Could offshored jobs be coming home?

Could offshored jobs be coming home? | Insurance Business

Could offshored jobs be coming home?

The trend among insurance companies to offshore jobs has incensed the broking community and has left some questioning their relationships with those efficiency-driven businesses, but this fad could be much more short-lived than feared.

The latest situation to rile the industry is QBE’s plan to create 700 roles in the Philippines. The insurance giant admitted it would affect jobs in Australia, North America and Europe but local job losses were just 39 in mid-June. That has left many wondering if the future really does lie in offshoring.

Recruitment Consultant Ivan Micallef is analysing the USA to understand the future of Australia’s labour market.  Wages in Asia are rising annually by as much as 20%, prompting US businesses to onshore. In January, Walmart pledged to buy $50bn of American products over the next 10 years and Apple plans to manufacture more notebooks in the States.

Micallef suggest that in the next five to 10 years, Australian businesses will do the same.

“It won’t be cheaper to offshore in 20 years’ time. India and China are developing at an alarming rate and with that, so do salaries. Why send your resources overseas if it costs the same in Australia?”

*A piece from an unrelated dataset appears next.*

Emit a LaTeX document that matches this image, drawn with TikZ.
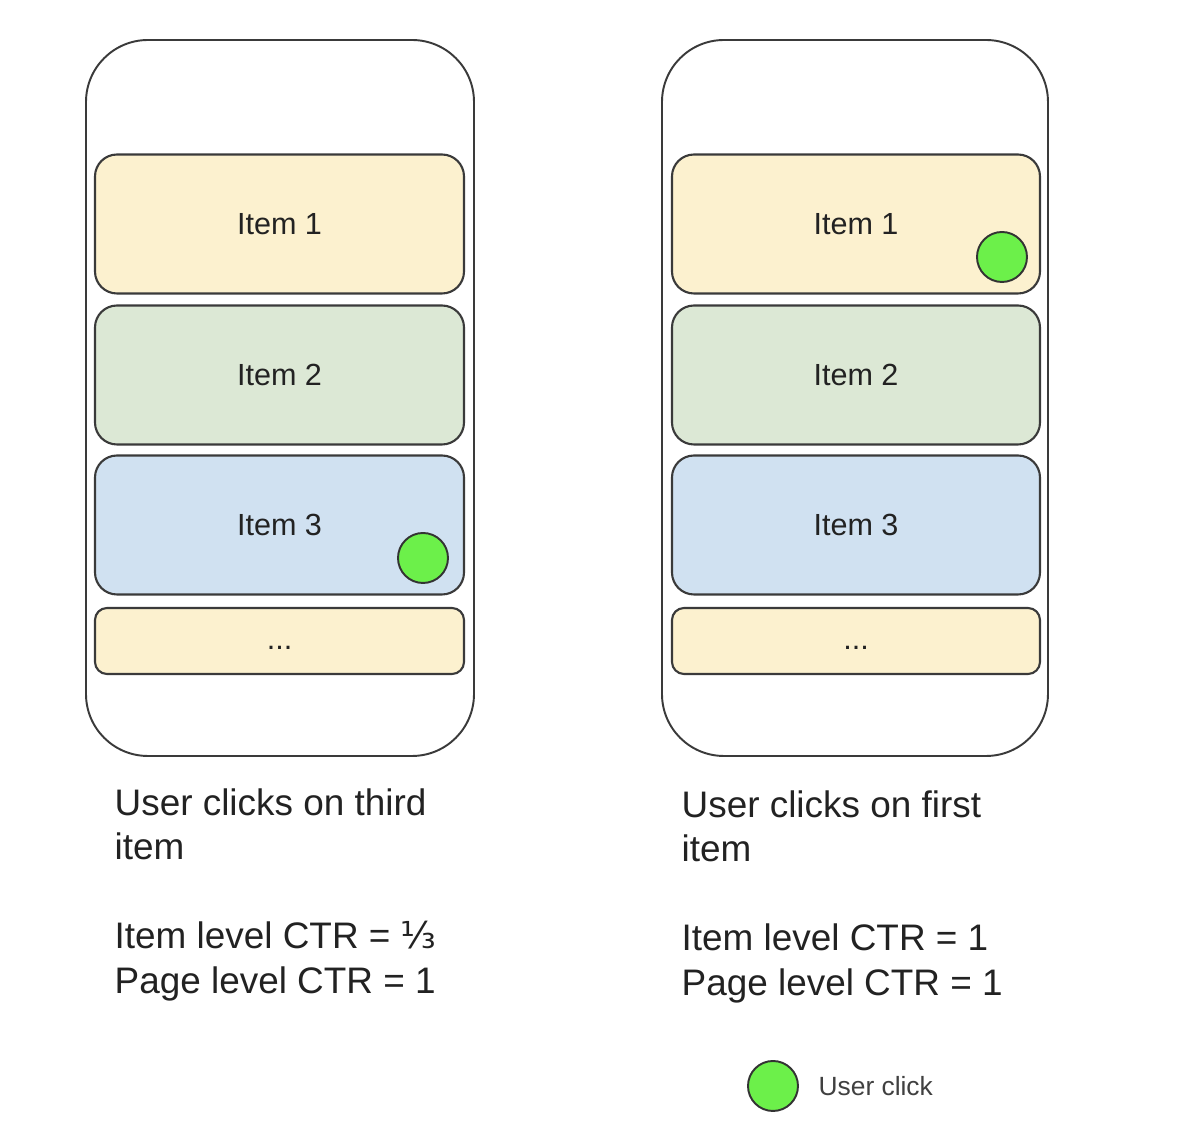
\documentclass[tikz,border=0pt]{standalone}
\usepackage{fontspec}
\setmainfont{Liberation Sans}
\newfontfamily\symfont{DejaVu Sans}
\usetikzlibrary{positioning}
\usepackage{xcolor}

\definecolor{itemyellow}{HTML}{FCF1CF}
\definecolor{itemgreen}{HTML}{DCE8D5}
\definecolor{itemblue}{HTML}{D0E1F1}
\definecolor{clickgreen}{HTML}{6CF04A}
\definecolor{outline}{HTML}{3A3A3A}
\definecolor{inktext}{HTML}{222222}

\begin{document}
\begin{tikzpicture}[
    phone/.style={draw=outline, line width=0.55pt, rectangle, minimum width=3.88cm,
        minimum height=7.16cm, rounded corners=0.62cm},
    item/.style={draw=outline, line width=0.6pt, rectangle, minimum width=3.69cm,
        minimum height=1.39cm, rounded corners=0.22cm, text=inktext,
        font=\fontsize{8.7}{10}\selectfont},
    moreitem/.style={item, fill=itemyellow, minimum height=0.66cm, rounded corners=0.12cm,
        text height=0.5em, text depth=0pt},
    click/.style={draw=black!80, line width=0.55pt, circle, fill=clickgreen,
        minimum size=0.5cm, inner sep=0pt},
    caption/.style={anchor=north west, inner sep=0pt, align=left, text=inktext,
        font=\fontsize{10.5}{12.66}\selectfont}
]
\useasboundingbox (0,0) rectangle (11.82,11.34);

% Left phone
\node[phone] (phoneL) at (2.80, 7.36) {};
\node[item, fill=itemyellow] (itemL1) at (2.795, 9.10) {Item 1};
\node[item, fill=itemgreen] (itemL2) at (2.795, 7.59) {Item 2};
\node[item, fill=itemblue] (itemL3) at (2.795, 6.09) {Item 3};
\node[moreitem] (itemL4) at (2.795, 4.93) {...};
\node[click] (clickL) at (4.23, 5.76) {};

% Right phone
\node[phone, minimum width=3.86cm] (phoneR) at (8.55, 7.36) {};
\node[item, fill=itemyellow, minimum width=3.68cm] (itemR1) at (8.56, 9.10) {Item 1};
\node[item, fill=itemgreen, minimum width=3.68cm] (itemR2) at (8.56, 7.59) {Item 2};
\node[item, fill=itemblue, minimum width=3.68cm] (itemR3) at (8.56, 6.09) {Item 3};
\node[moreitem, minimum width=3.68cm] (itemR4) at (8.56, 4.93) {...};
\node[click] (clickR) at (10.02, 8.77) {};

% Captions under each phone
\node[caption] (captionL) at (1.14, 3.46)
    {User clicks on third\\item\\[12.66pt]Item level CTR = {\symfont ⅓}\\Page level CTR = 1};
\node[caption] (captionR) at (6.81, 3.44)
    {User clicks on first\\item\\[12.66pt]Item level CTR = 1\\Page level CTR = 1};

% Legend
\node[click] (legend) at (7.73, 0.48) {};
\node[right=0.19cm of legend, inner sep=0pt, text=black!75,
    font=\fontsize{7.5}{9}\selectfont] (legendtext) {User click};

\end{tikzpicture}
\end{document}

According to an offshoring report by the National Institute of Economic and Industry Research, the proportion of “jobs at risk” in finance and insurance sector is almost twice the rate for the services industry as a whole. More than 3,000 jobs a year over the next two to three decades are said to be at risk.

Rob Dawson, CEO of global recruitment company, is convinced the offshoring trend will show no sign of abating.

“We could see insurers offshore their entire companies,” he adds. “A lot of communication is done over the internet whether it’s between Sydney and Melbourne or Sydney and Singapore.”

The obvious lure of offshoring is lower labour costs but there are implications, too. “It takes longer to get offshoring off the ground. In most cases there is an intermediary who acts as the go-between the business and offshored staff,” Micallef said. “That person has to translate the company’s requirements to the people and make sure those requirements are met. It could take twice as long to get an offshored project off the ground and be quite costly. You could argue that offshoring takes more work than onshoring.”

Micallef points out companies also risk losing clients, unhappy that their longstanding contacts have been replaced. “It undervalues the employee and the client.”

Some claim offshoring also affects local recruits. Neil Sheppard, manager at ProRisk Underwriting started his insurance career at the bottom and worked his way up. Sheppard fears that if back office jobs are offshored, new employees will miss out on vital training.

“With offshoring, that basic grounding goes. Employees come in without knowing the basics.  The entry levels are more senior now. When IT systems go down, they struggle to understand what is happening. If they started at the bottom, they would know. “

ProRisk hires graduates for entry level jobs and trains them to become underwriters. He criticised the industry for failing to provide more graduate programmes.

“I appreciate how the back office work is done because that’s where I started. If something goes wrong, I can sort it out. Can those who came in at a higher level without the basic training do the same? They are left exposed.”